====== SUPPLIED RECORDS ======

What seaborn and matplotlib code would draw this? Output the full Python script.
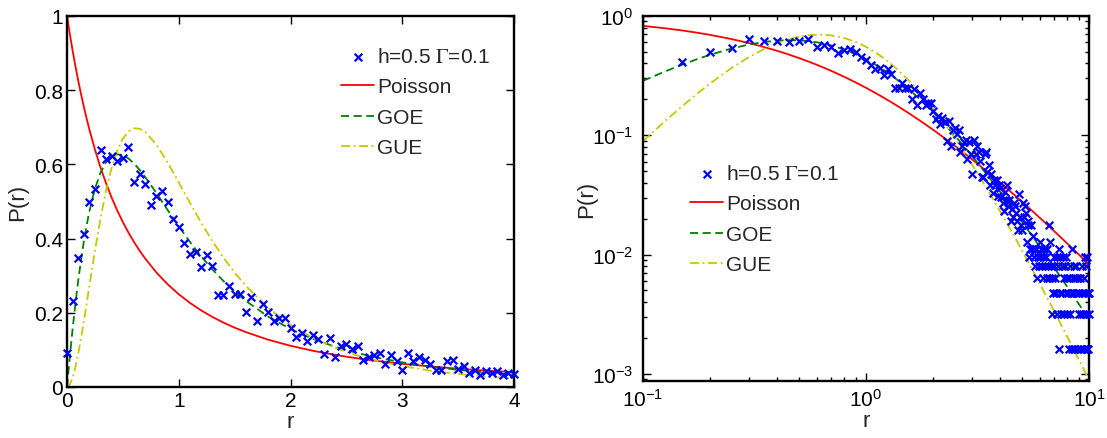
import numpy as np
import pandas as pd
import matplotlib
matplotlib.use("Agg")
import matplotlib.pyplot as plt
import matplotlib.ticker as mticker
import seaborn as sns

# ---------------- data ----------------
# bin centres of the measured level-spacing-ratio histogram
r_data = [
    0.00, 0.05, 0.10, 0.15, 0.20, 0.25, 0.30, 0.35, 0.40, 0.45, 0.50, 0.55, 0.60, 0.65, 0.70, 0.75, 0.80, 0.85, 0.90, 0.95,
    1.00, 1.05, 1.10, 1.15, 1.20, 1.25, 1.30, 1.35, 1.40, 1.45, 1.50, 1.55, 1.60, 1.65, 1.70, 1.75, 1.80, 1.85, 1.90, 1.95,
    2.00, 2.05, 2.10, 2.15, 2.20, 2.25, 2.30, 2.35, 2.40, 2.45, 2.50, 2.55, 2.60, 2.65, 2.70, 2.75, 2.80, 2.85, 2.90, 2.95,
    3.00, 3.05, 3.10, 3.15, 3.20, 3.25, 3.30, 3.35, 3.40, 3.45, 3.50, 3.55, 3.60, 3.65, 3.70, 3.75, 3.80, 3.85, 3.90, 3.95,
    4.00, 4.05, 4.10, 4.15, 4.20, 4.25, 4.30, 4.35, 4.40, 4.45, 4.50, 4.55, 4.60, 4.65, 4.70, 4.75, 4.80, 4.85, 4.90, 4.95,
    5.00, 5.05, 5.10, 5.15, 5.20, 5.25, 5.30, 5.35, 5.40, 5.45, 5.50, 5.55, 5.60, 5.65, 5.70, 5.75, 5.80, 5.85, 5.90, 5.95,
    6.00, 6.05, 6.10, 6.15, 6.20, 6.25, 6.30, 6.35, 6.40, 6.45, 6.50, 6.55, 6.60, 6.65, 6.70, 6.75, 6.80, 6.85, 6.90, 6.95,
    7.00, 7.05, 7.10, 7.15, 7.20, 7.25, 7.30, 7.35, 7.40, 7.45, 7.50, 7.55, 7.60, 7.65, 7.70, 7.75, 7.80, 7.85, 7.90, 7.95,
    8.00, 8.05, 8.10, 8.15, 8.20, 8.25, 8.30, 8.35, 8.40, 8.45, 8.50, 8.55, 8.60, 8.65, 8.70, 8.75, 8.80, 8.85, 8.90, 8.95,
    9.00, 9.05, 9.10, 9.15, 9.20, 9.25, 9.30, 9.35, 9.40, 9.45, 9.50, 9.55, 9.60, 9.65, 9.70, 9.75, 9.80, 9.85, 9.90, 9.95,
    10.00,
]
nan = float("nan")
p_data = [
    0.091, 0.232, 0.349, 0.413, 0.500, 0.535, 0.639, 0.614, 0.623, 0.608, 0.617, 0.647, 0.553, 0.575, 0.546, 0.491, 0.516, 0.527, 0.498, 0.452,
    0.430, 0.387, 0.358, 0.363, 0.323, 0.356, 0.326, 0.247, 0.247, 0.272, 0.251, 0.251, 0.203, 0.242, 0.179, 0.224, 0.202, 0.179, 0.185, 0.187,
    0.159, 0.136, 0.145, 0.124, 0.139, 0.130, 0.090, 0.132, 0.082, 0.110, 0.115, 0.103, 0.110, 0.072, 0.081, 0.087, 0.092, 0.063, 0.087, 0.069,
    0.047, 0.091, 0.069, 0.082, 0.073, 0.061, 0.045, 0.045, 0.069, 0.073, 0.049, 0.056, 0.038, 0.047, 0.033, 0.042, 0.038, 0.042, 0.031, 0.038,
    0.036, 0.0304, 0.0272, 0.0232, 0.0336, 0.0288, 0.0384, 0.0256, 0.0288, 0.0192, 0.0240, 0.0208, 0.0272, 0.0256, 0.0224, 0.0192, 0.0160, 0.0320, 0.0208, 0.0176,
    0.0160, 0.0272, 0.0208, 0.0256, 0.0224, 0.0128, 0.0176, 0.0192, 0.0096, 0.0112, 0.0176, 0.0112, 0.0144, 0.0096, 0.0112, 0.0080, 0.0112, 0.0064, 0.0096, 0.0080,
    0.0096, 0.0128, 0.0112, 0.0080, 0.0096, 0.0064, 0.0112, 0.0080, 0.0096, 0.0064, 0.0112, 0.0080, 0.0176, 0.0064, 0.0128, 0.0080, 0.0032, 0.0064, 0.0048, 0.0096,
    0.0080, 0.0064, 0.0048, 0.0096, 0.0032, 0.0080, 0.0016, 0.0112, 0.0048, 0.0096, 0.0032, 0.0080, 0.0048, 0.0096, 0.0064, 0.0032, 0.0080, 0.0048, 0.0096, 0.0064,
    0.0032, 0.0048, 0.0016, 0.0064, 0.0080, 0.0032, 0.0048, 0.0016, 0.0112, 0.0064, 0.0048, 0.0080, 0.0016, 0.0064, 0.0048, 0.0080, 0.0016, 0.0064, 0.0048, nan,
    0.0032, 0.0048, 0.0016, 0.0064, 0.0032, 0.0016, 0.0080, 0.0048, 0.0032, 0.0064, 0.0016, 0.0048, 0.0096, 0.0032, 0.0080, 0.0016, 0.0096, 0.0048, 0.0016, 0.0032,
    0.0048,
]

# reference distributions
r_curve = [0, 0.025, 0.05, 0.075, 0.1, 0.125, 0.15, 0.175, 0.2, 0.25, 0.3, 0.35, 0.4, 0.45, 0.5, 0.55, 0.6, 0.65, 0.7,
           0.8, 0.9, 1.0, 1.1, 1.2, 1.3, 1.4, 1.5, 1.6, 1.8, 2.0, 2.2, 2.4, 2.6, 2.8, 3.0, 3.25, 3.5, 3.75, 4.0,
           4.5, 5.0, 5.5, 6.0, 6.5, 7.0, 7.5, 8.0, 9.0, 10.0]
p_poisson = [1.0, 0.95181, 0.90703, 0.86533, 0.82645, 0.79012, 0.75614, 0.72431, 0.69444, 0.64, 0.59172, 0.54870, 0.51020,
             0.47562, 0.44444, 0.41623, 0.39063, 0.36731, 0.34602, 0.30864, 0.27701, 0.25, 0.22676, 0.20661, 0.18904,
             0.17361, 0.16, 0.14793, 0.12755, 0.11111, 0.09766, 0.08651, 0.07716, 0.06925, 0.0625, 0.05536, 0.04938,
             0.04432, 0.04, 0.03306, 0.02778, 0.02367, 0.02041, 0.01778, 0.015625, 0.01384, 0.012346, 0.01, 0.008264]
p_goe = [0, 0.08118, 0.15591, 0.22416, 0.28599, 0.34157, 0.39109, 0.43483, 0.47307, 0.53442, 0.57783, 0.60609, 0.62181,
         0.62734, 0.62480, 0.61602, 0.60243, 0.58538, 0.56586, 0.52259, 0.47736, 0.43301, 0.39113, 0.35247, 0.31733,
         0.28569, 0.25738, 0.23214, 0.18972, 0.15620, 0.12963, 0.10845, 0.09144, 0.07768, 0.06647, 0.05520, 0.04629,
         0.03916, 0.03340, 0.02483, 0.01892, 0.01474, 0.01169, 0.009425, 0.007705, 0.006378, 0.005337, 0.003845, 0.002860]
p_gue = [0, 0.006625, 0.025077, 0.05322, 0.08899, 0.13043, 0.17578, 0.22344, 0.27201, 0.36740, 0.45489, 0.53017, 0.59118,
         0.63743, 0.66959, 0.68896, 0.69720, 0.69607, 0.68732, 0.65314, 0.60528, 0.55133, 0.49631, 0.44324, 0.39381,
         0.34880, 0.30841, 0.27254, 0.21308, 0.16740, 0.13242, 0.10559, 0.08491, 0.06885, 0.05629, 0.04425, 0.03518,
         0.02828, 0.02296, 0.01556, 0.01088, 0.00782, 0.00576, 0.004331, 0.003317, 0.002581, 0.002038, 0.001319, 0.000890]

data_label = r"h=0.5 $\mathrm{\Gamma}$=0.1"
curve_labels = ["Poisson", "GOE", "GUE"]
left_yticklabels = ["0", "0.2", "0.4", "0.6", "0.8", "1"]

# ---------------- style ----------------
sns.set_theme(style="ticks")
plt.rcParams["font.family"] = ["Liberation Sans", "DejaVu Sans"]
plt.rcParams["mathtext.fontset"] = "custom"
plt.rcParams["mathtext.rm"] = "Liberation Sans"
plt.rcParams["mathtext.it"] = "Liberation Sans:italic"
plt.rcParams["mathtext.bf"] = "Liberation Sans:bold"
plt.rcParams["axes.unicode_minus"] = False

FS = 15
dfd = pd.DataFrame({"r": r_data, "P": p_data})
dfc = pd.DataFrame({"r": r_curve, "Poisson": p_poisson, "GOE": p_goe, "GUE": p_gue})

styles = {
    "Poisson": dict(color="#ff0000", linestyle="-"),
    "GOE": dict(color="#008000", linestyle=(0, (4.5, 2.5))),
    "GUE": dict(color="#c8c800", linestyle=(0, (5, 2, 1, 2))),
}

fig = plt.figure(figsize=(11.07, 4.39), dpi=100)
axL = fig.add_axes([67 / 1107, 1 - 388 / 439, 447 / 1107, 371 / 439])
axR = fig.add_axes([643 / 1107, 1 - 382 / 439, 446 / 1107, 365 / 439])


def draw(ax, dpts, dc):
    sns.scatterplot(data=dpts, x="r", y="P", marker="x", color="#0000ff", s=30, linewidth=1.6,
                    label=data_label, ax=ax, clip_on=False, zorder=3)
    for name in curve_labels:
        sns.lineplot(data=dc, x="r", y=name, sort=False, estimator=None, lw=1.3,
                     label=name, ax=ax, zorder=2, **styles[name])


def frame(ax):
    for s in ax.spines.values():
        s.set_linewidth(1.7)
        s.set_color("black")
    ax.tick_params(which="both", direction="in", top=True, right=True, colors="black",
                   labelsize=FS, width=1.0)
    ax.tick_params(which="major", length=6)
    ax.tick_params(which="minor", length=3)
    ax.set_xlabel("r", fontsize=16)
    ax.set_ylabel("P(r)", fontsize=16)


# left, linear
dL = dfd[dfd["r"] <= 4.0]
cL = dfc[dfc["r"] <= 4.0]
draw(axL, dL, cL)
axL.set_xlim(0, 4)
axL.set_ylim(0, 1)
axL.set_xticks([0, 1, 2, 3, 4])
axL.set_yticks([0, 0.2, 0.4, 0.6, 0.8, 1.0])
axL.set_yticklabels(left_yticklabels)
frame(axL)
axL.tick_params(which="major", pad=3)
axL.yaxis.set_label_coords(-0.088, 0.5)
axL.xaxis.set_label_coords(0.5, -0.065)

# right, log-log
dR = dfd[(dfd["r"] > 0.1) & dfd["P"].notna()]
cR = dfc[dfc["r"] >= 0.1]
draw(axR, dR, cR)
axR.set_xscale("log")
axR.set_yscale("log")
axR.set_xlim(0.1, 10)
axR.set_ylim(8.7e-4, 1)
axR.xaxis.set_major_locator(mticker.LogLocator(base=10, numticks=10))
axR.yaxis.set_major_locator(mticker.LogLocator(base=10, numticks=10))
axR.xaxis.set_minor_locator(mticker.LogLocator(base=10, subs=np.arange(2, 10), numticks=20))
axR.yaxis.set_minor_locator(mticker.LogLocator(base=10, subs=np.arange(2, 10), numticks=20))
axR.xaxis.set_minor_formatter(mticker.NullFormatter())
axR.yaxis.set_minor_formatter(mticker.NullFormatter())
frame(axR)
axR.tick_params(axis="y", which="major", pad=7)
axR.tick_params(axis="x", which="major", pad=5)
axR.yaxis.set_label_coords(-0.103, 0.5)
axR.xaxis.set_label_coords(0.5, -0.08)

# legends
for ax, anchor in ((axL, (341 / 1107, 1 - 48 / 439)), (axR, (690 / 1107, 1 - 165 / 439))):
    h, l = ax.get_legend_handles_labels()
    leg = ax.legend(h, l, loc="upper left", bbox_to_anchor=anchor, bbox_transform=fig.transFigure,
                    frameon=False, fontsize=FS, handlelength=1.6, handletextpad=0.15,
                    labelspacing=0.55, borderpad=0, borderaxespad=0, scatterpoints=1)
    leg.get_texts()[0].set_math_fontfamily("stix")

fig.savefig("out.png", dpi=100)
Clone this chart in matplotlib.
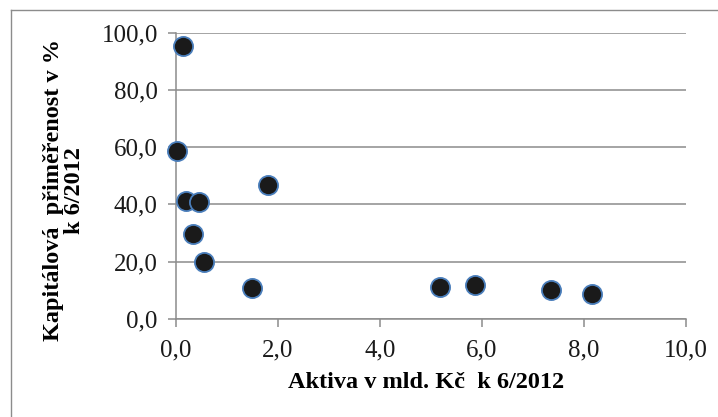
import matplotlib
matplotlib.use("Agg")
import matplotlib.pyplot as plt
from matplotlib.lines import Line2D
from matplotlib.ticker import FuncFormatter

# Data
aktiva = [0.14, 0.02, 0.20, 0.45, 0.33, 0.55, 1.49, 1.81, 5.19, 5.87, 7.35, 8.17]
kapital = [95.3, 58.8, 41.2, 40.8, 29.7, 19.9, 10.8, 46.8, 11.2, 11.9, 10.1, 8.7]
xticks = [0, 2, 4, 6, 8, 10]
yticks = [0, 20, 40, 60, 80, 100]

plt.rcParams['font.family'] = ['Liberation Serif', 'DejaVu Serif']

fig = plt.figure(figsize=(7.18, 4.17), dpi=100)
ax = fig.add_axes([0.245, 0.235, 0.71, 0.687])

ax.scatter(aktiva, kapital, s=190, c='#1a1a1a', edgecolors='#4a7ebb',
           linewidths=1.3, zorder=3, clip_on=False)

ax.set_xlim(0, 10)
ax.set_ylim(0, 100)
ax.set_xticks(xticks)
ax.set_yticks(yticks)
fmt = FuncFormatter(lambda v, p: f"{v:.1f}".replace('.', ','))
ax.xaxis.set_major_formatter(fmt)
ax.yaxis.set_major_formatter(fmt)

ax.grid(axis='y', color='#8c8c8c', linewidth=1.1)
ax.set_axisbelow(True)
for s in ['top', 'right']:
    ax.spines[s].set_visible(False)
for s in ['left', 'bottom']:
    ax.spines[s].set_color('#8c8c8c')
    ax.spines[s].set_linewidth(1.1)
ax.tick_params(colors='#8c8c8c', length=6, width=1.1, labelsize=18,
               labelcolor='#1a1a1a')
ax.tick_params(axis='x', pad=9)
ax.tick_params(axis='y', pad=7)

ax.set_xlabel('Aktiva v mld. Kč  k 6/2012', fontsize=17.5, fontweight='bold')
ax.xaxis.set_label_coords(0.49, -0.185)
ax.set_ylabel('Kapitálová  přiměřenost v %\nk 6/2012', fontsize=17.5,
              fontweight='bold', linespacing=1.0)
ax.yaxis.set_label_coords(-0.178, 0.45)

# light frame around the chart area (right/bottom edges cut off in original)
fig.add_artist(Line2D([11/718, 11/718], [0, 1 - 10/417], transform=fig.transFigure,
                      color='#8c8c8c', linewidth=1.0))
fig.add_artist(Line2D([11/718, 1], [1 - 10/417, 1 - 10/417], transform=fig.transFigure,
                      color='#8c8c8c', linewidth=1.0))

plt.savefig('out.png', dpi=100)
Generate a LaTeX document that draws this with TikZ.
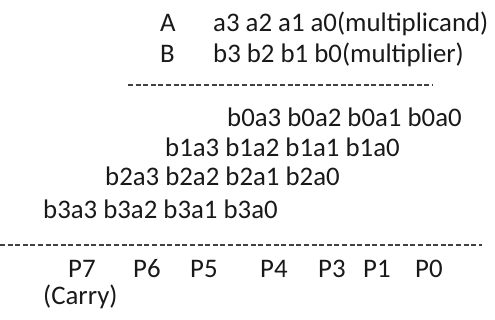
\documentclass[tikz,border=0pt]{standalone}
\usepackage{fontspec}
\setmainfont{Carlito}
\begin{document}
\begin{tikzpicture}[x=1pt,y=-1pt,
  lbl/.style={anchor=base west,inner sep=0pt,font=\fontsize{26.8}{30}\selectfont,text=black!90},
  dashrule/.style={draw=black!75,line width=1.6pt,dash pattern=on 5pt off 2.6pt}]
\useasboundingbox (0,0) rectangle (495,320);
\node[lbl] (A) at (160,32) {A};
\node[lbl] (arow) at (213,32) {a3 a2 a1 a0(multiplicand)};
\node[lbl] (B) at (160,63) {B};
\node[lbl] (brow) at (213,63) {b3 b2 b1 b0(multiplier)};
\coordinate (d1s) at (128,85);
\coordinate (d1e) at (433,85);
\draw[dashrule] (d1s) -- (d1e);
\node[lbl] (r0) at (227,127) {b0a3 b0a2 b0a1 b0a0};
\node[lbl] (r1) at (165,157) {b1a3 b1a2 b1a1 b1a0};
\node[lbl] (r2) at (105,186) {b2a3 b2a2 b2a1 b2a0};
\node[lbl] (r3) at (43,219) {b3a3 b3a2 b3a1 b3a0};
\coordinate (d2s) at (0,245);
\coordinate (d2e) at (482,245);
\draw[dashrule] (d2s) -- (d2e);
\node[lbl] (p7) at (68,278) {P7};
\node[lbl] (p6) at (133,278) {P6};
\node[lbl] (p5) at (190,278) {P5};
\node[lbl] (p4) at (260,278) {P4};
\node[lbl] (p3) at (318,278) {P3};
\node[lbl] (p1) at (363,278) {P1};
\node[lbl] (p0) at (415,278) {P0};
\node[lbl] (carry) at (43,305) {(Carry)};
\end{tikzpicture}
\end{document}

======

- PROBLEM DESCRIPTION
In the listing above, find the line with "Clone this chart in matplotlib." and the line with "ax.tick_params(axis='y', pad=7)". Copy both of them and every line between, exactly, but not the pictures.

- WRITTEN ANSWER
Clone this chart in matplotlib.
import matplotlib
matplotlib.use("Agg")
import matplotlib.pyplot as plt
from matplotlib.lines import Line2D
from matplotlib.ticker import FuncFormatter

# Data
aktiva = [0.14, 0.02, 0.20, 0.45, 0.33, 0.55, 1.49, 1.81, 5.19, 5.87, 7.35, 8.17]
kapital = [95.3, 58.8, 41.2, 40.8, 29.7, 19.9, 10.8, 46.8, 11.2, 11.9, 10.1, 8.7]
xticks = [0, 2, 4, 6, 8, 10]
yticks = [0, 20, 40, 60, 80, 100]

plt.rcParams['font.family'] = ['Liberation Serif', 'DejaVu Serif']

fig = plt.figure(figsize=(7.18, 4.17), dpi=100)
ax = fig.add_axes([0.245, 0.235, 0.71, 0.687])

ax.scatter(aktiva, kapital, s=190, c='#1a1a1a', edgecolors='#4a7ebb',
           linewidths=1.3, zorder=3, clip_on=False)

ax.set_xlim(0, 10)
ax.set_ylim(0, 100)
ax.set_xticks(xticks)
ax.set_yticks(yticks)
fmt = FuncFormatter(lambda v, p: f"{v:.1f}".replace('.', ','))
ax.xaxis.set_major_formatter(fmt)
ax.yaxis.set_major_formatter(fmt)

ax.grid(axis='y', color='#8c8c8c', linewidth=1.1)
ax.set_axisbelow(True)
for s in ['top', 'right']:
    ax.spines[s].set_visible(False)
for s in ['left', 'bottom']:
    ax.spines[s].set_color('#8c8c8c')
    ax.spines[s].set_linewidth(1.1)
ax.tick_params(colors='#8c8c8c', length=6, width=1.1, labelsize=18,
               labelcolor='#1a1a1a')
ax.tick_params(axis='x', pad=9)
ax.tick_params(axis='y', pad=7)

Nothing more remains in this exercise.